The edge gateways are not directly accessible from the Internet but only within the local network. That is why it is not possible to simply connect to the device from a central system and install updates for all office locations, e. g. via SSH (which can be very error-prone nevertheless). The solution for that is – you might have guessed it – Mender.
About Mender
Mender enables “secure, risk-tolerant and efficient over-the-air updates […]“ according to their website. Managed edge devices run the Mender client and connect to a central Mender server. They poll that server in regular intervals and download software updates over HTTPS when available. Using this pull-based principle, the edge devices do not need to be directly reachable from the Internet because the clients initiate the connection themselves.
The clients are authenticated via an asymmetric key pair generated on the first boot of a device. Devices have to be accepted once via the Mender Web UI or Mender REST API (which we automated via the Gateway Provisioning Service) in order to register with the server successfully.
A system update can then be deployed via the Mender UI (or REST API) for only specific machines or a whole device fleet. They will then download and install the update. We will see where these update files come from and how they work later in this article.
Update mechanism
Mender supports different types of update mechanisms: full system updates which contain the root file system, or just specific application updates. In general, devices have a special partition layout consisting of two main partitions, one being active and one being passive, a bootloader partition and another one for persistent storage. This enables automatic rollbacks on update failure using the A/B update mechanism.
The main partition contains the whole root file system and the kernel. The active partition is the one the system boots from and has a working file system. When a system update is installed, the new root file system is copied onto the passive partition. The device then performs a reboot and tries to boot from the passive partition with the new, updated files. In case that fails, the device simply reboots again and boots from the active partition like before. Otherwise, if the boot was successful, the pointers for the active and passive partitions are swapped so the updated partition is marked as active.
That way, corrupt or buggy system updates do not render the device unusable, which would require manual re-setup. A faulty update just makes the device reboot from the working state again and allows the operators to remotely install another update. In addition, it also prevents incomplete updates, e. g. when the update process got disrupted due to power loss.
Update files
Update files are deployed as Mender-specific file archives, also called Mender artifacts. In our case, they contain the whole root file system, but application updates are possible as well, e. g. by installing Debian packages via dpkg. You can actually create your very own update module which executes exactly the code you need to update the system. With that, you could only update containers, just specific files in the file system or the bootloader. The possibilities are endless.

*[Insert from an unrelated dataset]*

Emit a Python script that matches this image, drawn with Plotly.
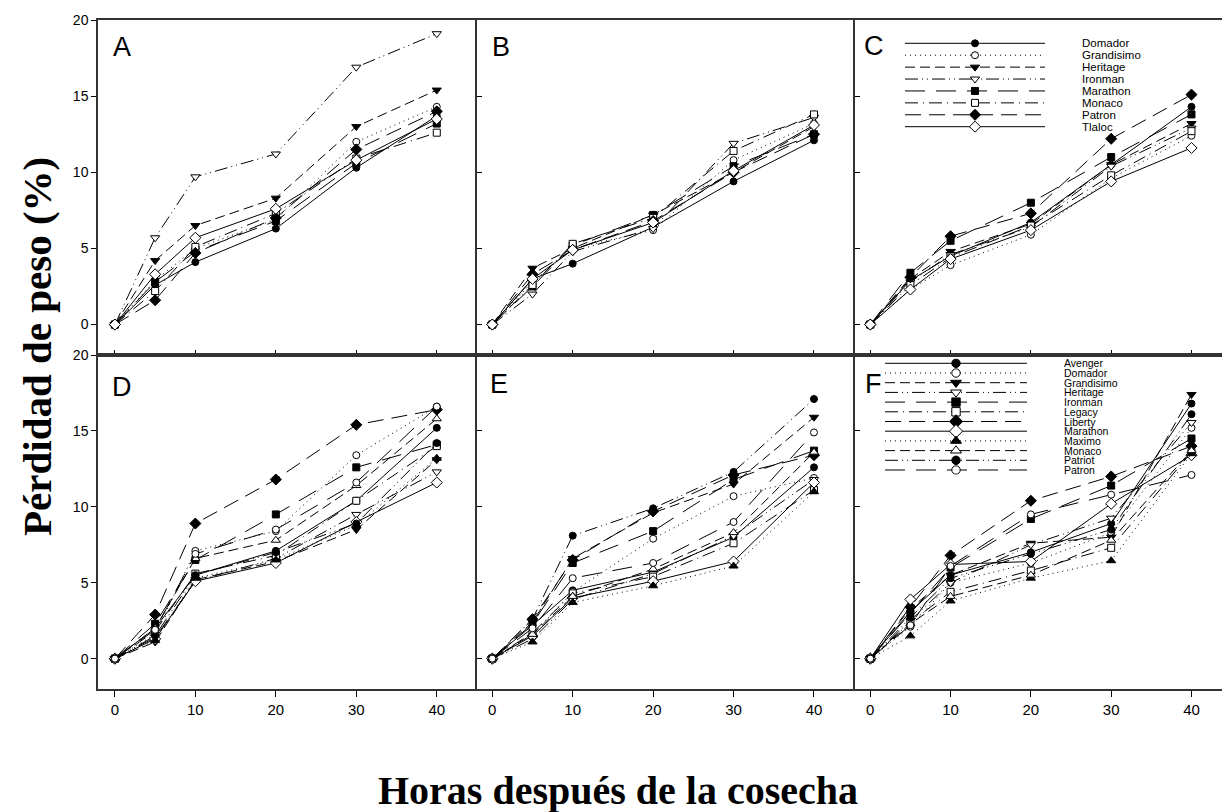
import plotly.graph_objects as go

# ---------------- data ----------------
hours = [0, 5, 10, 20, 30, 40]
y_tick_vals = [0, 5, 10, 15, 20]
x_tick_vals = [0, 10, 20, 30, 40]

varieties_abc = ["Domador", "Grandisimo", "Heritage", "Ironman",
                 "Marathon", "Monaco", "Patron", "Tlaloc"]
varieties_def = ["Avenger", "Domador", "Grandisimo", "Heritage", "Ironman",
                 "Legacy", "Liberty", "Marathon", "Maximo", "Monaco",
                 "Patriot", "Patron"]

panel_A = {
    "Domador":    [0, 2.6, 4.1, 6.3, 10.3, 13.7],
    "Grandisimo": [0, 2.9, 5.0, 6.9, 12.0, 14.3],
    "Heritage":   [0, 4.2, 6.5, 8.3, 13.0, 15.4],
    "Ironman":    [0, 5.7, 9.7, 11.2, 16.9, 19.1],
    "Marathon":   [0, 2.8, 4.8, 6.8, 10.6, 13.2],
    "Monaco":     [0, 2.2, 5.1, 7.3, 10.9, 12.6],
    "Patron":     [0, 1.6, 4.7, 7.0, 11.5, 14.0],
    "Tlaloc":     [0, 3.3, 5.7, 7.6, 10.8, 13.5],
}
panel_B = {
    "Domador":    [0, 3.0, 4.0, 6.4, 9.4, 12.1],
    "Grandisimo": [0, 2.8, 5.0, 6.2, 10.8, 13.2],
    "Heritage":   [0, 3.7, 5.0, 7.2, 10.0, 13.0],
    "Ironman":    [0, 2.0, 4.8, 6.3, 11.9, 13.6],
    "Marathon":   [0, 2.5, 5.2, 7.2, 10.4, 12.5],
    "Monaco":     [0, 2.6, 5.3, 7.0, 11.4, 13.8],
    "Patron":     [0, 3.3, 4.9, 6.8, 10.0, 12.5],
    "Tlaloc":     [0, 3.0, 4.9, 6.7, 10.1, 13.1],
}
panel_C = {
    "Domador":    [0, 2.9, 4.5, 6.7, 10.5, 14.3],
    "Grandisimo": [0, 2.3, 3.9, 5.9, 9.6, 12.4],
    "Heritage":   [0, 3.0, 4.8, 6.6, 10.5, 13.2],
    "Ironman":    [0, 2.8, 4.6, 6.4, 10.4, 12.9],
    "Marathon":   [0, 3.4, 5.5, 8.0, 11.0, 13.8],
    "Monaco":     [0, 2.6, 4.4, 6.5, 9.8, 12.7],
    "Patron":     [0, 3.1, 5.8, 7.3, 12.2, 15.1],
    "Tlaloc":     [0, 2.3, 4.3, 6.2, 9.4, 11.6],
}
panel_D = {
    "Avenger":    [0, 2.0, 5.5, 7.1, 10.4, 15.2],
    "Domador":    [0, 1.6, 7.1, 8.4, 13.4, 16.6],
    "Grandisimo": [0, 1.1, 5.2, 6.4, 8.5, 13.1],
    "Heritage":   [0, 1.4, 5.1, 6.6, 9.5, 12.3],
    "Ironman":    [0, 2.3, 6.5, 9.5, 12.6, 14.1],
    "Legacy":     [0, 1.8, 5.6, 6.8, 10.4, 14.0],
    "Liberty":    [0, 2.9, 8.9, 11.8, 15.4, 16.4],
    "Marathon":   [0, 1.3, 5.1, 6.3, 9.0, 11.6],
    "Maximo":     [0, 1.2, 5.3, 6.5, 8.8, 13.2],
    "Monaco":     [0, 2.0, 6.6, 7.8, 11.4, 15.8],
    "Patriot":    [0, 1.5, 5.5, 7.0, 8.9, 14.2],
    "Patron":     [0, 1.9, 6.9, 8.5, 11.6, 16.6],
}
panel_E = {
    "Avenger":    [0, 2.2, 4.5, 5.7, 8.0, 12.6],
    "Domador":    [0, 1.6, 4.4, 7.9, 10.7, 11.9],
    "Grandisimo": [0, 2.4, 6.6, 9.6, 11.5, 15.9],
    "Heritage":   [0, 1.3, 3.9, 5.6, 8.1, 11.8],
    "Ironman":    [0, 2.3, 6.3, 8.4, 11.8, 13.7],
    "Legacy":     [0, 1.7, 4.3, 5.4, 7.6, 11.1],
    "Liberty":    [0, 2.6, 6.5, 9.7, 12.1, 13.4],
    "Marathon":   [0, 1.5, 4.0, 5.1, 6.4, 11.6],
    "Maximo":     [0, 1.1, 3.7, 4.8, 6.1, 11.0],
    "Monaco":     [0, 1.6, 4.1, 5.9, 8.3, 13.6],
    "Patriot":    [0, 2.6, 8.1, 9.9, 12.3, 17.1],
    "Patron":     [0, 2.0, 5.3, 6.3, 9.0, 14.9],
}
panel_F = {
    "Avenger":    [0, 3.1, 5.5, 7.0, 8.9, 16.8],
    "Domador":    [0, 2.1, 5.0, 6.3, 8.3, 15.2],
    "Grandisimo": [0, 3.3, 5.5, 7.6, 8.0, 17.4],
    "Heritage":   [0, 2.5, 5.0, 7.5, 9.25, 15.55],
    "Ironman":    [0, 3.0, 6.0, 9.2, 11.4, 14.5],
    "Legacy":     [0, 2.4, 4.4, 5.8, 7.3, 13.6],
    "Liberty":    [0, 3.4, 6.8, 10.4, 12.0, 14.0],
    "Marathon":   [0, 3.9, 6.2, 6.4, 10.2, 13.4],
    "Maximo":     [0, 1.5, 3.8, 5.3, 6.45, 13.5],
    "Monaco":     [0, 2.3, 4.1, 5.5, 7.8, 13.7],
    "Patriot":    [0, 2.7, 5.3, 6.9, 8.5, 16.1],
    "Patron":     [0, 2.2, 6.1, 9.5, 10.8, 12.1],
}

# ---------------- styles ----------------
DOT = "1px,4px"
DASH = "10px,5px"
DASHDOTDOT = "13px,4px,1px,4px,1px,4px"
LONGDASH = "20px,11px"
DASHDOT = "13px,5px,1px,5px"
MEDDASH = "16px,8px"

style_abc = {
    "Domador":    ("circle", True, "solid"),
    "Grandisimo": ("circle", False, DOT),
    "Heritage":   ("triangle-down", True, DASH),
    "Ironman":    ("triangle-down", False, DASHDOTDOT),
    "Marathon":   ("square", True, LONGDASH),
    "Monaco":     ("square", False, DASHDOT),
    "Patron":     ("diamond", True, MEDDASH),
    "Tlaloc":     ("diamond", False, "solid"),
}
style_def = {
    "Avenger":    ("circle", True, "solid"),
    "Domador":    ("circle", False, DOT),
    "Grandisimo": ("triangle-down", True, DASH),
    "Heritage":   ("triangle-down", False, DASHDOTDOT),
    "Ironman":    ("square", True, LONGDASH),
    "Legacy":     ("square", False, DASHDOT),
    "Liberty":    ("diamond", True, MEDDASH),
    "Marathon":   ("diamond", False, "solid"),
    "Maximo":     ("triangle-up", True, DOT),
    "Monaco":     ("triangle-up", False, DASH),
    "Patriot":    ("circle", True, DASHDOTDOT),
    "Patron":     ("circle", False, LONGDASH),
}

SYM_SIZE = {"circle": 7, "square": 7, "diamond": 8.5,
            "triangle-down": 8, "triangle-up": 8}

# ---------------- geometry (pixels) ----------------
W, H = 1222, 812
ML, MT, MB = 98, 20, 123
PW, PH = W - ML, H - MT - MB


def px_x(p):
    return (p - ML) / PW


def px_y(p):
    return (H - MB - p) / PH


col_dom = [[0, px_x(477)], [px_x(477), px_x(855)], [px_x(855), 1.0]]
row_dom = [[px_y(355), 1.0], [0.0, px_y(355)]]
x_ranges = [[-2.1, 45.0], [-1.9, 45.1], [-1.9, 43.8]]
Y_RANGE = [-2, 20]

fig = go.Figure()

panels = [
    (panel_A, varieties_abc, style_abc, 0, 0),
    (panel_B, varieties_abc, style_abc, 0, 1),
    (panel_C, varieties_abc, style_abc, 0, 2),
    (panel_D, varieties_def, style_def, 1, 0),
    (panel_E, varieties_def, style_def, 1, 1),
    (panel_F, varieties_def, style_def, 1, 2),
]

layout_axes = {}
for k, (pdata, names, styles, r, c) in enumerate(panels):
    idx = k + 1
    xa = "x" if idx == 1 else f"x{idx}"
    ya = "y" if idx == 1 else f"y{idx}"
    for name in names:
        sym, filled, dash = styles[name]
        fig.add_trace(go.Scatter(
            x=hours, y=pdata[name], mode="lines+markers", name=name,
            xaxis=xa, yaxis=ya, showlegend=False,
            line=dict(color="black", width=1, dash=dash),
            marker=dict(symbol=sym, size=SYM_SIZE[sym],
                        color="black" if filled else "white",
                        line=dict(color="black", width=1)),
        ))
    bottom = (r == 1)
    first = (c == 0)
    xkey = "xaxis" if idx == 1 else f"xaxis{idx}"
    ykey = "yaxis" if idx == 1 else f"yaxis{idx}"
    layout_axes[xkey] = dict(
        domain=col_dom[c], anchor=ya, range=x_ranges[c],
        tickvals=x_tick_vals, showticklabels=bottom,
        ticks="outside" if bottom else "inside", ticklen=6 if bottom else 5,
        tickcolor="black", tickwidth=1,
        showline=True, linecolor="#333333", linewidth=1.5,
        mirror=True if bottom else False,
        showgrid=False, zeroline=False,
        tickfont=dict(family="Liberation Sans, Arial", size=15, color="black"),
    )
    if not bottom:
        # top frame line of the upper row
        layout_axes[xkey]["mirror"] = True
    layout_axes[ykey] = dict(
        domain=row_dom[r], anchor=xa, range=Y_RANGE,
        tickvals=y_tick_vals, showticklabels=first,
        ticks="outside" if first else "inside", ticklen=5,
        tickcolor="black", tickwidth=1,
        showline=True, linecolor="#333333", linewidth=1.5, mirror=False,
        showgrid=False, zeroline=False,
        tickfont=dict(family="Liberation Sans, Arial", size=14, color="black"),
    )

# ---------------- custom legends (hidden axes) ----------------
legend_specs = [
    # axis idx, names, styles, line x px, row y px, marker scale, label x px, font size
    (7, varieties_abc, style_abc, (905, 1045), (43.3, 126.7), 1.0, 1080, 11.5),
    (8, varieties_def, style_def, (885, 1027), (363.3, 470.0), 1.2, 1062, 10.5),
]
annotations = []
for idx, names, styles, (x0, x1), (y0, y1), msc, lx, fs in legend_specs:
    n = len(names)
    step = (y1 - y0) / (n - 1)
    layout_axes[f"xaxis{idx}"] = dict(domain=[px_x(x0), px_x(x1)], range=[0, 1],
                                      anchor=f"y{idx}", visible=False, fixedrange=True)
    layout_axes[f"yaxis{idx}"] = dict(domain=[px_y(y1 + step / 2), px_y(y0 - step / 2)],
                                      range=[n - 0.5, -0.5], anchor=f"x{idx}",
                                      visible=False, fixedrange=True)
    for i, name in enumerate(names):
        sym, filled, dash = styles[name]
        fig.add_trace(go.Scatter(
            x=[0, 1], y=[i, i], mode="lines", xaxis=f"x{idx}", yaxis=f"y{idx}",
            showlegend=False, hoverinfo="skip",
            line=dict(color="black", width=1, dash=dash)))
        fig.add_trace(go.Scatter(
            x=[0.5], y=[i], mode="markers", xaxis=f"x{idx}", yaxis=f"y{idx}",
            showlegend=False, hoverinfo="skip",
            marker=dict(symbol=sym, size=SYM_SIZE[sym] * msc,
                        color="black" if filled else "white",
                        line=dict(color="black", width=1))))
        annotations.append(dict(
            x=px_x(lx), xref="paper", y=i, yref=f"y{idx}", text=name,
            showarrow=False, xanchor="left", yanchor="middle",
            font=dict(family="Liberation Sans, Arial", size=fs, color="black")))

# panel letters
letters = [("A", 122, 47), ("B", 501, 47), ("C", 874, 46),
           ("D", 122, 387), ("E", 499, 384), ("F", 873, 384)]
for t, lxp, lyp in letters:
    annotations.append(dict(
        x=px_x(lxp), y=px_y(lyp), xref="paper", yref="paper", text=t,
        showarrow=False, xanchor="center", yanchor="middle",
        font=dict(family="Liberation Sans, Arial", size=27, color="black")))

# axis titles
annotations.append(dict(
    x=px_x(37), y=px_y(347), xref="paper", yref="paper",
    text="Pérdidad de peso (%)", textangle=-90, showarrow=False,
    xanchor="center", yanchor="middle",
    font=dict(family="Liberation Serif, Times New Roman", size=41, color="black",
              weight="bold")))
annotations.append(dict(
    x=px_x(618), y=px_y(790), xref="paper", yref="paper",
    text="Horas después de la cosecha", showarrow=False,
    xanchor="center", yanchor="middle",
    font=dict(family="Liberation Serif, Times New Roman", size=40, color="black",
              weight="bold")))

fig.update_layout(
    width=W, height=H,
    margin=dict(l=ML, r=0, t=MT, b=MB, pad=0),
    paper_bgcolor="white", plot_bgcolor="rgba(0,0,0,0)",
    showlegend=False,
    annotations=annotations,
    **layout_axes,
)

fig.write_html("out.html")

Mender update files are compressed when created and extracted on-device to save bandwidth, after being downloaded by a client. They include metadata, like the updated version, designated device type (hardware platform, like Intel NUC, Raspberry Pi etc.) and an optional cryptographic signature (more about that later).
Yocto integration
Mender natively supports Yocto, a software project allowing developers to create custom Linux images for any hardware architecture. Yocto is especially popular and known for targeting embedded systems. It allows integrating software into the OS by using layers. They basically contain various software components, similar to a package manager. The Mender project also releases different Yocto layers for easy integration of Mender into the custom OS image.
It handles the installation of the Mender client and the correct partitioning as well, reducing the developer’s work required. As you might know after reading the previous blog article about the Gateway Provisioning Service, we also use the software stack consisting of Yocto and Mender. On one hand, that is because of the feature set and robust OTA updates provided by Mender, but on the other hand, exactly because of the good integration Mender provides with Yocto.
Security
Mender also offers the option to create a cryptographic signature for Mender artifacts using RSA or ECDSA key pairs. This enables verification of updated files on-device before installing any update. The option can be enabled in the Mender client config by providing a path to a public key which will be used for verification of signatures. All update files must then be signed by the corresponding private key. That feature is ingrained into the OS; the Mender client refuses to install updates with none or invalid signatures. For example, a compromised Mender server does not allow an attacker to deploy arbitrary update files because, without the private key, he cannot create a valid signature.
As another security feature, you can toggle the feature flag „read-only file system“. When building the OS image using Yocto, the Mender layers configure the currently active main partition to be mounted as read-only, so processes and users are unable to tamper with any files in the root file system, assuring file integrity. Of course, you should be aware that the root user can remount the file system as read-write.
Releasing system updates
We have implemented an automated process of how system updates are released and deployed onto devices. The whole pipeline is defined using GitLab’s CI/CD features in a .gitlab-ci.yml file. The process starts with a push of new commits to our Git repository. GitLab triggers a build of the image with Yocto and outputs the Linux image itself and the Mender artifact. These files are saved as GitLab artifacts so they are available for manual download afterward.
As an intermediate step in the pipeline, the Mender artifact is cryptographically signed with a private key (mounted via GitLab CI variables). The corresponding public key is embedded into the device’s image from the factory so devices can verify the update’s integrity after downloading the file. That way, we can ensure that only trusted and verified system updates are installed on all devices.
Tagged commits are considered to get deployed onto one or more devices at a later point in time. If a tagged commit triggers the pipeline, the Mender artifact is automatically uploaded to the Mender server so it is ready to be deployed to targeted devices via Mender’s Web UI. The name of the artifact, which is displayed in the UI, is set to the Git tag. Mender artifacts produced by non-tagged commits are not uploaded to Mender and are just stored in GitLab itself.
Infrastructure
The Smart Building project’s Mender instance is hosted on Kubernetes in an Azure Kubernetes Service cluster. At the time we began building the infrastructure in late 2019, the Mender project only distributed Docker-Compose files for deployment of the Mender server, so we had to build the Kubernetes manifests ourselves from the ground up.
In the meantime, the project started shipping Helm charts for the installation of the Mender server on Kubernetes. Since Mender 3.0 (released in July 2021), the Helm charts are also mentioned in the docs and are now considered the only production-grade installation method for the Mender server (also see this commit).
Since Mender and the Gateway Provisioning Service share the same AKS cluster, the Mender server also benefits from the nginx ingresses with an AKS TCP load balancer in-front, automatic TLS certificate management from Cert Manager and DNS management via ExternalDNS.
Conclusion
Mender quickly became a central component in our infrastructure because it offers hassle-free, secure and robust OTA updates for different types of device fleets.
Its adoption by companies like NVIDIA or leading cloud platforms like Microsoft Azure and Google Cloud Platform emphasize that Mender is able to provide enterprise-grade features for potentially large-scale production setups. Additionally, the software’s footprint is still small enough to make it reasonable to maintain it for a smaller number of devices as well.
To summarize, if you need a solution for easy and secure OTA updates for a group of (preferably) IoT devices, you should definitely take a look at Mender.